Pour ses 75 ans, Le Poche avait promis de revisiter ses classiques. Il n’allait pas, dès lors, passer à côté de ce tube des années 1950 que fut «Edmée», une comédie de boulevard donnée plus de cent fois en Vieille-Ville avant de tourner jusqu’à Londres – une première. À l’auteur originel Pierre-Aristide Bréal (un régulier de l’émission «Au Théâtre ce soir») se substitue aujourd’hui la dramaturge du terroir romand Antoinette Rychner («Arlette», «Pièces de guerre en Suisse», ou l’excellent roman «Le Prix»). De son côté, le tandem déjà fort de deux créations chez Mathieu Bertholet, Julien Jaillot et Florence Minder, supplante William Favre à la mise en scène.
Déjà insolente à l’époque, l’intrigue a été dûment gonflée à l’hélium contemporain. Pas besoin d’appuyer pour qu’en giclent l’humour et l’excès, mais aussi le sang et l’inconvenance. Au départ, une gironde et vénale campagnarde ne recule devant aucun méfait pour empocher l’héritage imminent de sa belle-tante. À l’arrivée, une version alpine d’Uma Thurman dans «Kill Bill» castagne indifféremment son péquenaud de mari, son Ken de saisonnier polonais ou son gigolo de gendarme à rouflaquettes pour rafler le pactole qui n’en finit pas de se faire attendre. Même chenue et grande-tatie à son tour, elle n’en a toujours pas vu la couleur…
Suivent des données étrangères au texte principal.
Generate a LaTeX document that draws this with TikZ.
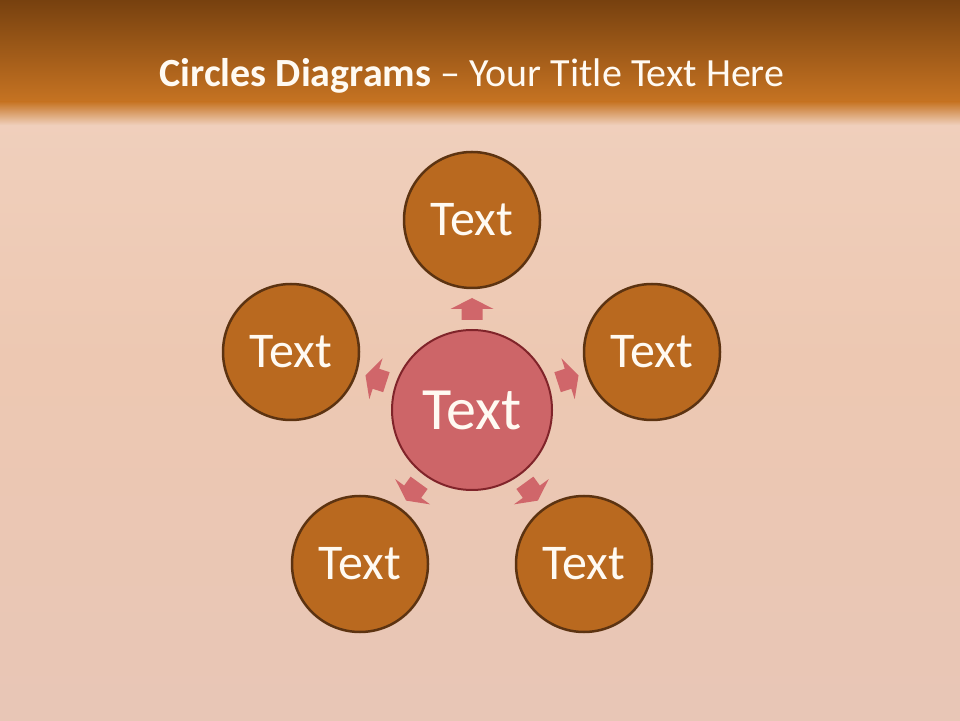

Jusqu’à la caricature, le texte fera étalage de néoxénophobie et de sexisme inversé, sur fond de dure réalité économique dans le milieu agricole. Les allusions fuseront, ici au coronavirus, à la banque Raiffeisen, à la LPP ou à un essai de Mona Chollet, là à l’insémination bovine, au faux bio ou à la congélation d’ovocyte en vue d’une parentalité lesbienne. Dans un contexte politique un rien tendu entre nos communautés citadines et rurales, la seconde en prend étonnamment pour son grade, ce qui suppose un certain courage, calqué sur celui de la bombe Edmée: «Quelle femme!» n’entend-on pas ponctuer les dialogues à la manière d’une rengaine rescapée de 1951.

Au final, comme les deux précédents vaudevilles de la saison, «Edmée» offre au public un divertissement postmoderne d’après-Covid. En passant, le spectacle célèbre comme de juste les faux-semblants du théâtre, grâce auxquels les bastonnés se relèvent sans égratignure et les spectateurs se purgent à l’hémoglobine. Avant tout, il met en exergue le savoir-faire de la troupe maison en 2023, illustrée ici par la volcanique Jeanne De Mont, le convulsif Aurélien Gschwind, le louvoyant Léonard Bertholet et l’épatante Valeria Bertolotto, merveilleuse d’ambiguïté et de drôlerie en époux éclopé.